EXERCISE — Write out all the lines again, precisely as they stand, but without the images.

>> start DATA FOR THIS EXERCISE

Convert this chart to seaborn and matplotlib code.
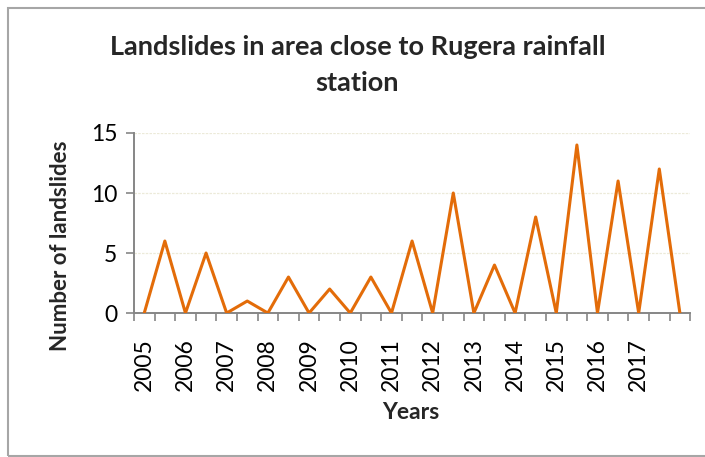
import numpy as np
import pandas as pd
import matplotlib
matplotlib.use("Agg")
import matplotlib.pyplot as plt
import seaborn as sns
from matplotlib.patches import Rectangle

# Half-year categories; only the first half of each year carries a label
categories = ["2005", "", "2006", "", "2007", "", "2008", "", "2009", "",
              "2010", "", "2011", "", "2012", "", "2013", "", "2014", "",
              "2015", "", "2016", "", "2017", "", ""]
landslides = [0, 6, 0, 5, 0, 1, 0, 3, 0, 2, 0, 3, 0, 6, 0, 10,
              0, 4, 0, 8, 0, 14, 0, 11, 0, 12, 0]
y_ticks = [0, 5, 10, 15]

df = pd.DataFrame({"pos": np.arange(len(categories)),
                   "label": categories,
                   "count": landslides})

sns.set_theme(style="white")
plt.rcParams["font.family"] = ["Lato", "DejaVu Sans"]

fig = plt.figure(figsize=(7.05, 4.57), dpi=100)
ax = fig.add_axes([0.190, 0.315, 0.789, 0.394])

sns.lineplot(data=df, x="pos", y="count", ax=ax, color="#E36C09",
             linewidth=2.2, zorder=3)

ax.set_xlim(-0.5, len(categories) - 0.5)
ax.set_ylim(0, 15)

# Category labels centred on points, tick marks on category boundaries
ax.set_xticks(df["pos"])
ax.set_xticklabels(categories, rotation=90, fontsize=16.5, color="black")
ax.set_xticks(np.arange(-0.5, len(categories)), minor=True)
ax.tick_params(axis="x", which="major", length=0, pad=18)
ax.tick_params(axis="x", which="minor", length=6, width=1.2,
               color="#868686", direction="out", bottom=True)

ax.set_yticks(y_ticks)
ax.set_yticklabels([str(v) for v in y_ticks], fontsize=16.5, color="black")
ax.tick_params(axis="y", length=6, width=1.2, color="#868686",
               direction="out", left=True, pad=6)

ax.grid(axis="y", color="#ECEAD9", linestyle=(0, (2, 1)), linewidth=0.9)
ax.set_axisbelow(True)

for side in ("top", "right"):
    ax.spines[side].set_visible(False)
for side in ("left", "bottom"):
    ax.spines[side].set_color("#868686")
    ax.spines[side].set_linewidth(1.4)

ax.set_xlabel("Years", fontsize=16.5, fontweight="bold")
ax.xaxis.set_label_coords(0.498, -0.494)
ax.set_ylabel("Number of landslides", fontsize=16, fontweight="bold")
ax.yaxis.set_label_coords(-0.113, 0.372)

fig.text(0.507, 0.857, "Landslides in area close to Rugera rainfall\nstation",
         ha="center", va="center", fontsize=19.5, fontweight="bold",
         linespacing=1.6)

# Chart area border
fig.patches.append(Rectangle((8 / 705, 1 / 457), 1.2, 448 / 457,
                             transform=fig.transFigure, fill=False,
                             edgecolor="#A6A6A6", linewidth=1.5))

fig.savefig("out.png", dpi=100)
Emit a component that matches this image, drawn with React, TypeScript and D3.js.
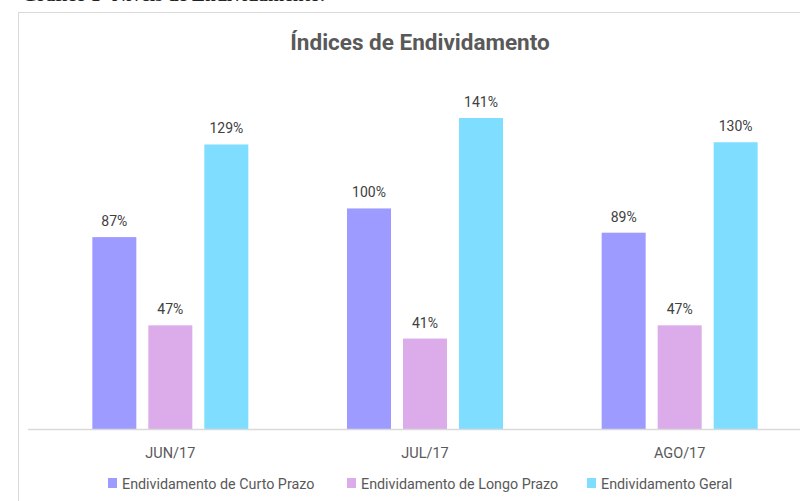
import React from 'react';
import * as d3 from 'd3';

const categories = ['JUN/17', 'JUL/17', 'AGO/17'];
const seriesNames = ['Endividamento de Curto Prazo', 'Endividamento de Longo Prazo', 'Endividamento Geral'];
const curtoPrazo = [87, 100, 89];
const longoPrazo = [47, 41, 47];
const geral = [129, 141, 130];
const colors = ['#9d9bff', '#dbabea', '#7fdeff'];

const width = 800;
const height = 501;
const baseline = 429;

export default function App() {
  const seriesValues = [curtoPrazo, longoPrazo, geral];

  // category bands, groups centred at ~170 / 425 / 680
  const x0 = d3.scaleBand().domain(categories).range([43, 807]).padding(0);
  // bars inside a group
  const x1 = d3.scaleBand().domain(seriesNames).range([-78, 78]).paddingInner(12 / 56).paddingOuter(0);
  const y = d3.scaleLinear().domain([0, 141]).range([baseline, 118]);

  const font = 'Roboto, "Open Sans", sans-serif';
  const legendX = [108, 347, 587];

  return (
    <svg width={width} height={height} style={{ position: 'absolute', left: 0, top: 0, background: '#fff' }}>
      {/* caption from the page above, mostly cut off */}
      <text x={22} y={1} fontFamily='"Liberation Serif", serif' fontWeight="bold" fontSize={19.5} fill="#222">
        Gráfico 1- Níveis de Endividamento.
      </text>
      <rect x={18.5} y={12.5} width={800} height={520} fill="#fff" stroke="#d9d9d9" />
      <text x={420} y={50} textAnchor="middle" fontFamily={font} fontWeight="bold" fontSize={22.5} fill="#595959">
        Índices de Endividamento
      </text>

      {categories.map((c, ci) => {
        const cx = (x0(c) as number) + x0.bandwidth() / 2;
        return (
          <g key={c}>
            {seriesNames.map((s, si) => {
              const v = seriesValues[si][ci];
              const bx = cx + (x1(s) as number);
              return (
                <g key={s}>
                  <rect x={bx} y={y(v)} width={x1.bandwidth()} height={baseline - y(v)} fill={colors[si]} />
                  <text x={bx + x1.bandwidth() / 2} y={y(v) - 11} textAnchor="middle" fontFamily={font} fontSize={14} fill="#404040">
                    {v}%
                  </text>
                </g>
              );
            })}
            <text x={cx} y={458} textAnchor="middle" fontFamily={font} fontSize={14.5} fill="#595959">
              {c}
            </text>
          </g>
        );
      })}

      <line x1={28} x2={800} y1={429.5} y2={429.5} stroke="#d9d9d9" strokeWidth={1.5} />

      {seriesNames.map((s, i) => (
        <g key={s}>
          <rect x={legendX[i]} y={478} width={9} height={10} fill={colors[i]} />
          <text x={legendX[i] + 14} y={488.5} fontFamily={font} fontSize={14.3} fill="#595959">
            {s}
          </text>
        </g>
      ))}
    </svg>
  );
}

>> end DATA FOR THIS EXERCISE

TASK SOLUTION —
Convert this chart to seaborn and matplotlib code.
import numpy as np
import pandas as pd
import matplotlib
matplotlib.use("Agg")
import matplotlib.pyplot as plt
import seaborn as sns
from matplotlib.patches import Rectangle

# Half-year categories; only the first half of each year carries a label
categories = ["2005", "", "2006", "", "2007", "", "2008", "", "2009", "",
              "2010", "", "2011", "", "2012", "", "2013", "", "2014", "",
              "2015", "", "2016", "", "2017", "", ""]
landslides = [0, 6, 0, 5, 0, 1, 0, 3, 0, 2, 0, 3, 0, 6, 0, 10,
              0, 4, 0, 8, 0, 14, 0, 11, 0, 12, 0]
y_ticks = [0, 5, 10, 15]

df = pd.DataFrame({"pos": np.arange(len(categories)),
                   "label": categories,
                   "count": landslides})

sns.set_theme(style="white")
plt.rcParams["font.family"] = ["Lato", "DejaVu Sans"]

fig = plt.figure(figsize=(7.05, 4.57), dpi=100)
ax = fig.add_axes([0.190, 0.315, 0.789, 0.394])

sns.lineplot(data=df, x="pos", y="count", ax=ax, color="#E36C09",
             linewidth=2.2, zorder=3)

ax.set_xlim(-0.5, len(categories) - 0.5)
ax.set_ylim(0, 15)

# Category labels centred on points, tick marks on category boundaries
ax.set_xticks(df["pos"])
ax.set_xticklabels(categories, rotation=90, fontsize=16.5, color="black")
ax.set_xticks(np.arange(-0.5, len(categories)), minor=True)
ax.tick_params(axis="x", which="major", length=0, pad=18)
ax.tick_params(axis="x", which="minor", length=6, width=1.2,
               color="#868686", direction="out", bottom=True)

ax.set_yticks(y_ticks)
ax.set_yticklabels([str(v) for v in y_ticks], fontsize=16.5, color="black")
ax.tick_params(axis="y", length=6, width=1.2, color="#868686",
               direction="out", left=True, pad=6)

ax.grid(axis="y", color="#ECEAD9", linestyle=(0, (2, 1)), linewidth=0.9)
ax.set_axisbelow(True)

for side in ("top", "right"):
    ax.spines[side].set_visible(False)
for side in ("left", "bottom"):
    ax.spines[side].set_color("#868686")
    ax.spines[side].set_linewidth(1.4)

ax.set_xlabel("Years", fontsize=16.5, fontweight="bold")
ax.xaxis.set_label_coords(0.498, -0.494)
ax.set_ylabel("Number of landslides", fontsize=16, fontweight="bold")
ax.yaxis.set_label_coords(-0.113, 0.372)

fig.text(0.507, 0.857, "Landslides in area close to Rugera rainfall\nstation",
         ha="center", va="center", fontsize=19.5, fontweight="bold",
         linespacing=1.6)

# Chart area border
fig.patches.append(Rectangle((8 / 705, 1 / 457), 1.2, 448 / 457,
                             transform=fig.transFigure, fill=False,
                             edgecolor="#A6A6A6", linewidth=1.5))

fig.savefig("out.png", dpi=100)
Emit a component that matches this image, drawn with React, TypeScript and D3.js.
import React from 'react';
import * as d3 from 'd3';

const categories = ['JUN/17', 'JUL/17', 'AGO/17'];
const seriesNames = ['Endividamento de Curto Prazo', 'Endividamento de Longo Prazo', 'Endividamento Geral'];
const curtoPrazo = [87, 100, 89];
const longoPrazo = [47, 41, 47];
const geral = [129, 141, 130];
const colors = ['#9d9bff', '#dbabea', '#7fdeff'];

const width = 800;
const height = 501;
const baseline = 429;

export default function App() {
  const seriesValues = [curtoPrazo, longoPrazo, geral];

  // category bands, groups centred at ~170 / 425 / 680
  const x0 = d3.scaleBand().domain(categories).range([43, 807]).padding(0);
  // bars inside a group
  const x1 = d3.scaleBand().domain(seriesNames).range([-78, 78]).paddingInner(12 / 56).paddingOuter(0);
  const y = d3.scaleLinear().domain([0, 141]).range([baseline, 118]);

  const font = 'Roboto, "Open Sans", sans-serif';
  const legendX = [108, 347, 587];

  return (
    <svg width={width} height={height} style={{ position: 'absolute', left: 0, top: 0, background: '#fff' }}>
      {/* caption from the page above, mostly cut off */}
      <text x={22} y={1} fontFamily='"Liberation Serif", serif' fontWeight="bold" fontSize={19.5} fill="#222">
        Gráfico 1- Níveis de Endividamento.
      </text>
      <rect x={18.5} y={12.5} width={800} height={520} fill="#fff" stroke="#d9d9d9" />
      <text x={420} y={50} textAnchor="middle" fontFamily={font} fontWeight="bold" fontSize={22.5} fill="#595959">
        Índices de Endividamento
      </text>

      {categories.map((c, ci) => {
        const cx = (x0(c) as number) + x0.bandwidth() / 2;
        return (
          <g key={c}>
            {seriesNames.map((s, si) => {
              const v = seriesValues[si][ci];
              const bx = cx + (x1(s) as number);
              return (
                <g key={s}>
                  <rect x={bx} y={y(v)} width={x1.bandwidth()} height={baseline - y(v)} fill={colors[si]} />
                  <text x={bx + x1.bandwidth() / 2} y={y(v) - 11} textAnchor="middle" fontFamily={font} fontSize={14} fill="#404040">
                    {v}%
                  </text>
                </g>
              );
            })}
            <text x={cx} y={458} textAnchor="middle" fontFamily={font} fontSize={14.5} fill="#595959">
              {c}
            </text>
          </g>
        );
      })}

      <line x1={28} x2={800} y1={429.5} y2={429.5} stroke="#d9d9d9" strokeWidth={1.5} />

      {seriesNames.map((s, i) => (
        <g key={s}>
          <rect x={legendX[i]} y={478} width={9} height={10} fill={colors[i]} />
          <text x={legendX[i] + 14} y={488.5} fontFamily={font} fontSize={14.3} fill="#595959">
            {s}
          </text>
        </g>
      ))}
    </svg>
  );
}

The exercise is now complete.